Schwäbische Zeitung (Friedrichshafen)
Missbrauch und kein Ende
Hinter dem Altar (Arte, Di., 20.15 Uhr) –
Eines vorneweg:
Die Verschwiegenheit von Amtsträgern der katholischen Kirche hat durchaus ihre Berechtigung. Zum Beispiel zum Schutz Verfolgter in totalitären Staaten, deren es genügend gibt. Dass diese oftmals sinnvolle Verpflichtung aber auch ein großes Hindernis bei der Aufarbeitung der Missbrauchsfälle bedeutet, belegt der britische Historiker John Dickie durch seine ausführlichen Recherchen rund um den Globus. So können Täter, die von ihren Bischöfen nicht der weltlichen Justiz gemeldet werden müssen, durch Versetzung in Amt und Würden bleiben – und damit auch weiter die ihnen anvertrauten Kinder sexuell belästigen und missbrauchen. So wie der Priester Nicola Corradi, der Italien wegen Übergriffen in einer Einrichtung für gehörlose Kinder verlassen musste und nach Argentinien geschickt wurde, wo er sich ebenfalls an Internatskindern verging.

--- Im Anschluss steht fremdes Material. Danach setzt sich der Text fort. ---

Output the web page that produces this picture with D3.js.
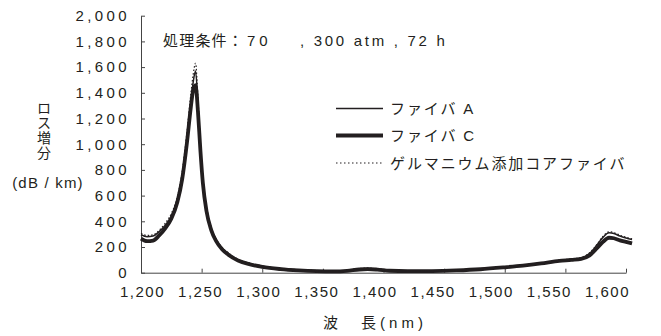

Dieses Beispiel allein ist entsetzlich und verstörend, allerdings kein Einzelfall.
Es war Benedikt XVI., der als erster Papst keine Nachsicht mit pädophilen Priestern zeigte und sie aus dem kirchlichen Dienst entfernen ließ. Auch Papst Franziskus versprach bei seinem Amtsantritt, diesen Kurs fortzusetzen, doch der Historiker sieht keine wirklichen Erfolge und belegt dies durch Interviews mit Betroffenen, Würdenträgern und Ermittlern.